Attebery also made a case for rethinking just who the pregnancy center’s primary client is, explaining his seemingly provocative belief that “the pro-life pregnancy center’s client is not the preborn human being (Attebery, 100).”

READ: Senator Warren’s attacks on pregnancy resource centers are uninformed and cruel

He also called for pregnancy resource centers to demonstrate how their “choose life services” address Maslow’s Hierarchy of Needs, a psychological framework depicting a person’s needs in the form of a pyramid, starting with the most basic — food, clothing, and shelter in Level One, safety and security in Level Two — and progressing through love and belonging in Level Three and self-esteem in Level Four, before peaking with self-actualization. Planned Parenthood’s marketing speaks directly to this hierarchy, promising a woman “a way to ‘undo’ the past, a way for her to get back on the path of pursuing self-actualization by removing an obstacle to that pursuit – the preborn human growing in her womb (Attebery, 109).” Though this promise is a lie, it’s a deeply compelling one, as evidenced by Planned Parenthood’s client volumes. Attebery insisted that in order to win clients away from Planned Parenthood, pregnancy resource centers must offer an equally compelling argument for their “choose life services” product.

Attebery additionally offered proof that real market share gains can be achieved and more lives can be saved by taking a business approach, sharing as a case study a midwestern pregnancy resource center built on a business model that demonstrated remarkable growth in clients served and babies saved, while the local Planned Parenthood’s client volumes markedly decreased.

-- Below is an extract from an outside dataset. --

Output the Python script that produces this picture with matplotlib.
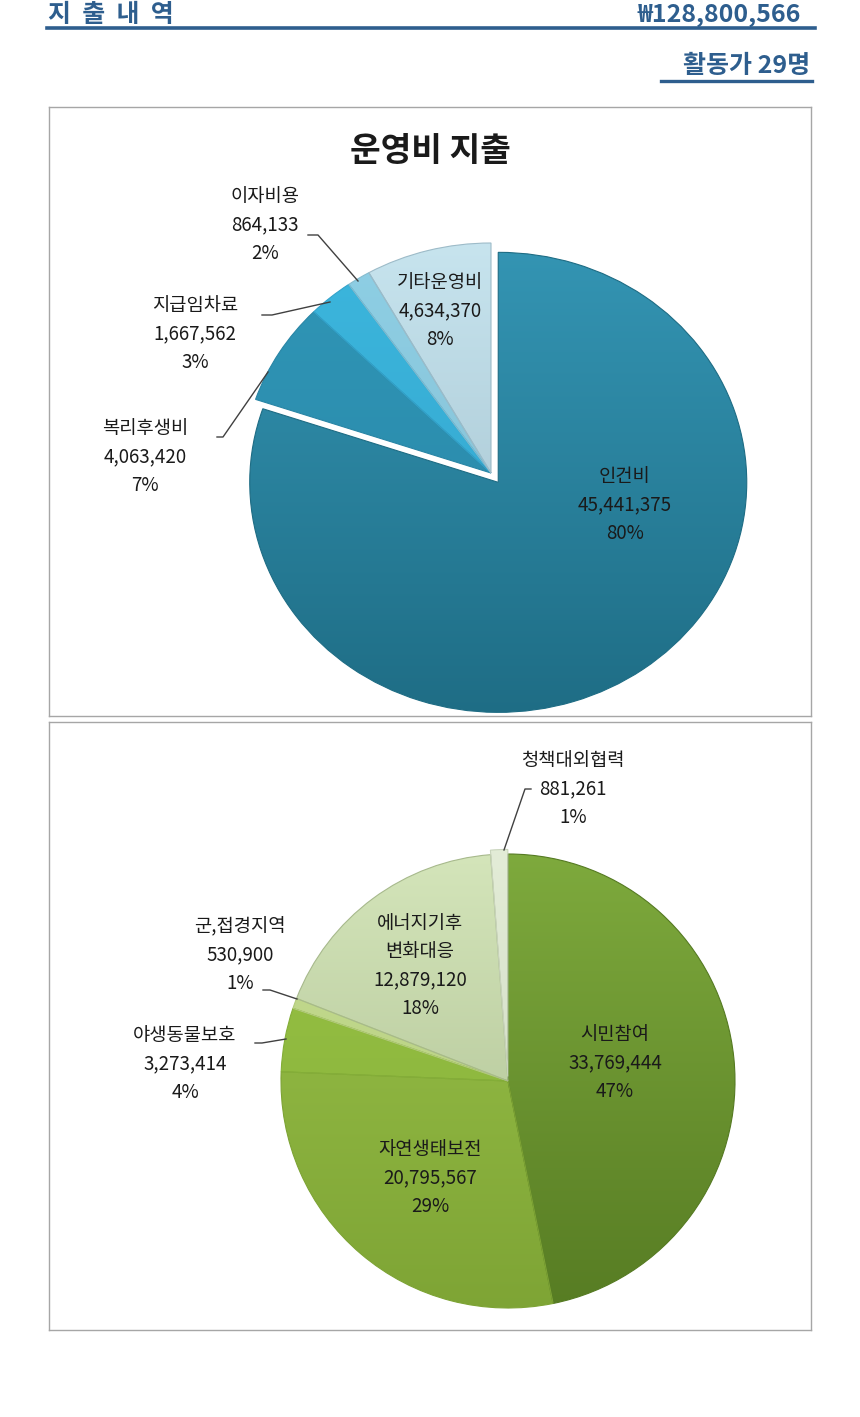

Attebery anticipated pushback from people pointing out that the goal of a business is to make a profit. “I’m not really thinking about profit in the sense of financial return,” he clarified. “I’m thinking of a center earning profit in the sense of generating meaningful, measurable results that benefit someone.” He concluded, “Under that definition of profit, pro-life philanthropists would seek opportunity to maximize profit by investing in pregnancy centers that offer the most competitive choose life benefits to women facing unexpected pregnancies (Attebery, 246).”

Even after a 10% expected drop in abortions thanks to the overturn of Roe v. Wade, a sobering 930,000 abortions in the United States in 2020 alone underscores the fact that the pro-life movement cannot simply pursue business as usual. Is it time to take a more business-minded approach?